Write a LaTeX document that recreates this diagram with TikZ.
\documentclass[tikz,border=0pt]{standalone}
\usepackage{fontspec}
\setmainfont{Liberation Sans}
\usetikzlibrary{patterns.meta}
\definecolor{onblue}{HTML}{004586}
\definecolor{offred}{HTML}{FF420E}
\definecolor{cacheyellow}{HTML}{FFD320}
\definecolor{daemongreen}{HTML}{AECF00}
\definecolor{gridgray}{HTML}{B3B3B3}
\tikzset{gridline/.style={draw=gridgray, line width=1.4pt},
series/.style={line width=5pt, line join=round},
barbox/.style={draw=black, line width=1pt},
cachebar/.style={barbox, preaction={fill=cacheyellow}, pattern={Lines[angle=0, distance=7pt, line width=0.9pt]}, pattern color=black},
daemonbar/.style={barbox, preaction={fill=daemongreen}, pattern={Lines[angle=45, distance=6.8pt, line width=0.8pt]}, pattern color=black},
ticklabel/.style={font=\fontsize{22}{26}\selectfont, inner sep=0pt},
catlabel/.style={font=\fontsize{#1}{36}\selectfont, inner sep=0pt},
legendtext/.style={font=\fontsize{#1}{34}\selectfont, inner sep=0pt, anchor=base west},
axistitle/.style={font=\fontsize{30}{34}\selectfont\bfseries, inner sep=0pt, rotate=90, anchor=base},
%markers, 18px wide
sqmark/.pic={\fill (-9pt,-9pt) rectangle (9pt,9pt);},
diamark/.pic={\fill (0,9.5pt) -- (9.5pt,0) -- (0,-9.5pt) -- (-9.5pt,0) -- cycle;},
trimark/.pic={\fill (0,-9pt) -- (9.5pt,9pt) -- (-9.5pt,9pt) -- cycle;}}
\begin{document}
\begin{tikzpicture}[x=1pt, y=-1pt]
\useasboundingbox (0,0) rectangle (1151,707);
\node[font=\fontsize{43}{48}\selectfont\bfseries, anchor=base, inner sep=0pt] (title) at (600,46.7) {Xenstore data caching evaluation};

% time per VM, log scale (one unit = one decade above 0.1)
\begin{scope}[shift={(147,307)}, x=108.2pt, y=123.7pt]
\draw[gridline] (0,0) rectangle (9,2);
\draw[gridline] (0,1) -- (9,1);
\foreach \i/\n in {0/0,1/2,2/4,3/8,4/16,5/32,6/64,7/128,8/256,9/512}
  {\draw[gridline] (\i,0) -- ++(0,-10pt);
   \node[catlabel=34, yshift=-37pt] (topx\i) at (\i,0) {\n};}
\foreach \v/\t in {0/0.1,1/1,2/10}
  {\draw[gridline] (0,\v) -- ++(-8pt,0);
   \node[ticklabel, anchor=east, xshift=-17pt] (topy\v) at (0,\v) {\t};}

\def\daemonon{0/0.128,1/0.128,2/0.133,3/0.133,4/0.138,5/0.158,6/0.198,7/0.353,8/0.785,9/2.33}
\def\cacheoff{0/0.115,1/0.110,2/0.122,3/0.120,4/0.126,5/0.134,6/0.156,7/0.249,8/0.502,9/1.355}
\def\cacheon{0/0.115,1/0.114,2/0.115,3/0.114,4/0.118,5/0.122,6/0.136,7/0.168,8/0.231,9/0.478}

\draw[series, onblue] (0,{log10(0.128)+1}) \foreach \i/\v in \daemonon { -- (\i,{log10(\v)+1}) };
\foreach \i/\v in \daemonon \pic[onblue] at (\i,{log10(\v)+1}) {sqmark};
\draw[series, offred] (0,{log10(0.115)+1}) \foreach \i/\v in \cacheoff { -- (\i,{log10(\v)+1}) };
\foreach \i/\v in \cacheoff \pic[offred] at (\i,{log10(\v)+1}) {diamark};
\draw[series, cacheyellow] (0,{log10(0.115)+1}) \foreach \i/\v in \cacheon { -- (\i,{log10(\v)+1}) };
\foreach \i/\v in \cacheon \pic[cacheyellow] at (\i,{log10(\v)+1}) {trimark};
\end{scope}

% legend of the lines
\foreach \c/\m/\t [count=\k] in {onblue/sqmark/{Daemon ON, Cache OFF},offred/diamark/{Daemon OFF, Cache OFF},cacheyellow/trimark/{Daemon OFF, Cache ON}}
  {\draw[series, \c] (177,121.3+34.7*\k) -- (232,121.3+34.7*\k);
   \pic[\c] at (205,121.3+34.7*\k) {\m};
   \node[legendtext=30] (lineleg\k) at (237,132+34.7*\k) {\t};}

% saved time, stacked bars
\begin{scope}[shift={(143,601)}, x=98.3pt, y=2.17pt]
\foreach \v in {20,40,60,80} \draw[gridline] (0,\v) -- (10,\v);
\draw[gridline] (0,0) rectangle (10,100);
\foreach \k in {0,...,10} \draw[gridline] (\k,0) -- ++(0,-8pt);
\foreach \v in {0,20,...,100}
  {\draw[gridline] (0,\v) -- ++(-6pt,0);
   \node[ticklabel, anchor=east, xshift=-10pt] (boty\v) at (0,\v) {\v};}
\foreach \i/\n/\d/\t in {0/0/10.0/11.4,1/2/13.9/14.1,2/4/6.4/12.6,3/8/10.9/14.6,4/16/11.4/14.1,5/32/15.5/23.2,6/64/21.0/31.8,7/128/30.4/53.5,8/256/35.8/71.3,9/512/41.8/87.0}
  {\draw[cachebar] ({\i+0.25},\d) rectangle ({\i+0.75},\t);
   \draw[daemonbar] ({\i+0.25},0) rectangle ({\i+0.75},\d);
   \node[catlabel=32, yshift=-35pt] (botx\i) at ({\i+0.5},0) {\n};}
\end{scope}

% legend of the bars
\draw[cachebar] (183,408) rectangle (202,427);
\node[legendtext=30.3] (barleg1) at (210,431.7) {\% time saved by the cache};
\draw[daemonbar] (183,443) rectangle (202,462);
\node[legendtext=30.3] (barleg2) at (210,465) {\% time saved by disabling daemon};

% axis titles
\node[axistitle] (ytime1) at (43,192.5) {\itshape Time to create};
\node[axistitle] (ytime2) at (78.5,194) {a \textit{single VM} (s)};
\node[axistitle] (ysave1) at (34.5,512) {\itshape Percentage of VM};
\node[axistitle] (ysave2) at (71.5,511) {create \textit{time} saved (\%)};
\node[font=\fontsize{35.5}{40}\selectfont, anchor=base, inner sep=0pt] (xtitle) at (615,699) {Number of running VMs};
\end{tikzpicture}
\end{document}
....
Task requirements
Restate the data above word for word, please.

The solution
Write a LaTeX document that recreates this diagram with TikZ.
\documentclass[tikz,border=0pt]{standalone}
\usepackage{fontspec}
\setmainfont{Liberation Sans}
\usetikzlibrary{patterns.meta}
\definecolor{onblue}{HTML}{004586}
\definecolor{offred}{HTML}{FF420E}
\definecolor{cacheyellow}{HTML}{FFD320}
\definecolor{daemongreen}{HTML}{AECF00}
\definecolor{gridgray}{HTML}{B3B3B3}
\tikzset{gridline/.style={draw=gridgray, line width=1.4pt},
series/.style={line width=5pt, line join=round},
barbox/.style={draw=black, line width=1pt},
cachebar/.style={barbox, preaction={fill=cacheyellow}, pattern={Lines[angle=0, distance=7pt, line width=0.9pt]}, pattern color=black},
daemonbar/.style={barbox, preaction={fill=daemongreen}, pattern={Lines[angle=45, distance=6.8pt, line width=0.8pt]}, pattern color=black},
ticklabel/.style={font=\fontsize{22}{26}\selectfont, inner sep=0pt},
catlabel/.style={font=\fontsize{#1}{36}\selectfont, inner sep=0pt},
legendtext/.style={font=\fontsize{#1}{34}\selectfont, inner sep=0pt, anchor=base west},
axistitle/.style={font=\fontsize{30}{34}\selectfont\bfseries, inner sep=0pt, rotate=90, anchor=base},
%markers, 18px wide
sqmark/.pic={\fill (-9pt,-9pt) rectangle (9pt,9pt);},
diamark/.pic={\fill (0,9.5pt) -- (9.5pt,0) -- (0,-9.5pt) -- (-9.5pt,0) -- cycle;},
trimark/.pic={\fill (0,-9pt) -- (9.5pt,9pt) -- (-9.5pt,9pt) -- cycle;}}
\begin{document}
\begin{tikzpicture}[x=1pt, y=-1pt]
\useasboundingbox (0,0) rectangle (1151,707);
\node[font=\fontsize{43}{48}\selectfont\bfseries, anchor=base, inner sep=0pt] (title) at (600,46.7) {Xenstore data caching evaluation};

% time per VM, log scale (one unit = one decade above 0.1)
\begin{scope}[shift={(147,307)}, x=108.2pt, y=123.7pt]
\draw[gridline] (0,0) rectangle (9,2);
\draw[gridline] (0,1) -- (9,1);
\foreach \i/\n in {0/0,1/2,2/4,3/8,4/16,5/32,6/64,7/128,8/256,9/512}
  {\draw[gridline] (\i,0) -- ++(0,-10pt);
   \node[catlabel=34, yshift=-37pt] (topx\i) at (\i,0) {\n};}
\foreach \v/\t in {0/0.1,1/1,2/10}
  {\draw[gridline] (0,\v) -- ++(-8pt,0);
   \node[ticklabel, anchor=east, xshift=-17pt] (topy\v) at (0,\v) {\t};}

\def\daemonon{0/0.128,1/0.128,2/0.133,3/0.133,4/0.138,5/0.158,6/0.198,7/0.353,8/0.785,9/2.33}
\def\cacheoff{0/0.115,1/0.110,2/0.122,3/0.120,4/0.126,5/0.134,6/0.156,7/0.249,8/0.502,9/1.355}
\def\cacheon{0/0.115,1/0.114,2/0.115,3/0.114,4/0.118,5/0.122,6/0.136,7/0.168,8/0.231,9/0.478}

\draw[series, onblue] (0,{log10(0.128)+1}) \foreach \i/\v in \daemonon { -- (\i,{log10(\v)+1}) };
\foreach \i/\v in \daemonon \pic[onblue] at (\i,{log10(\v)+1}) {sqmark};
\draw[series, offred] (0,{log10(0.115)+1}) \foreach \i/\v in \cacheoff { -- (\i,{log10(\v)+1}) };
\foreach \i/\v in \cacheoff \pic[offred] at (\i,{log10(\v)+1}) {diamark};
\draw[series, cacheyellow] (0,{log10(0.115)+1}) \foreach \i/\v in \cacheon { -- (\i,{log10(\v)+1}) };
\foreach \i/\v in \cacheon \pic[cacheyellow] at (\i,{log10(\v)+1}) {trimark};
\end{scope}

% legend of the lines
\foreach \c/\m/\t [count=\k] in {onblue/sqmark/{Daemon ON, Cache OFF},offred/diamark/{Daemon OFF, Cache OFF},cacheyellow/trimark/{Daemon OFF, Cache ON}}
  {\draw[series, \c] (177,121.3+34.7*\k) -- (232,121.3+34.7*\k);
   \pic[\c] at (205,121.3+34.7*\k) {\m};
   \node[legendtext=30] (lineleg\k) at (237,132+34.7*\k) {\t};}

% saved time, stacked bars
\begin{scope}[shift={(143,601)}, x=98.3pt, y=2.17pt]
\foreach \v in {20,40,60,80} \draw[gridline] (0,\v) -- (10,\v);
\draw[gridline] (0,0) rectangle (10,100);
\foreach \k in {0,...,10} \draw[gridline] (\k,0) -- ++(0,-8pt);
\foreach \v in {0,20,...,100}
  {\draw[gridline] (0,\v) -- ++(-6pt,0);
   \node[ticklabel, anchor=east, xshift=-10pt] (boty\v) at (0,\v) {\v};}
\foreach \i/\n/\d/\t in {0/0/10.0/11.4,1/2/13.9/14.1,2/4/6.4/12.6,3/8/10.9/14.6,4/16/11.4/14.1,5/32/15.5/23.2,6/64/21.0/31.8,7/128/30.4/53.5,8/256/35.8/71.3,9/512/41.8/87.0}
  {\draw[cachebar] ({\i+0.25},\d) rectangle ({\i+0.75},\t);
   \draw[daemonbar] ({\i+0.25},0) rectangle ({\i+0.75},\d);
   \node[catlabel=32, yshift=-35pt] (botx\i) at ({\i+0.5},0) {\n};}
\end{scope}

% legend of the bars
\draw[cachebar] (183,408) rectangle (202,427);
\node[legendtext=30.3] (barleg1) at (210,431.7) {\% time saved by the cache};
\draw[daemonbar] (183,443) rectangle (202,462);
\node[legendtext=30.3] (barleg2) at (210,465) {\% time saved by disabling daemon};

% axis titles
\node[axistitle] (ytime1) at (43,192.5) {\itshape Time to create};
\node[axistitle] (ytime2) at (78.5,194) {a \textit{single VM} (s)};
\node[axistitle] (ysave1) at (34.5,512) {\itshape Percentage of VM};
\node[axistitle] (ysave2) at (71.5,511) {create \textit{time} saved (\%)};
\node[font=\fontsize{35.5}{40}\selectfont, anchor=base, inner sep=0pt] (xtitle) at (615,699) {Number of running VMs};
\end{tikzpicture}
\end{document}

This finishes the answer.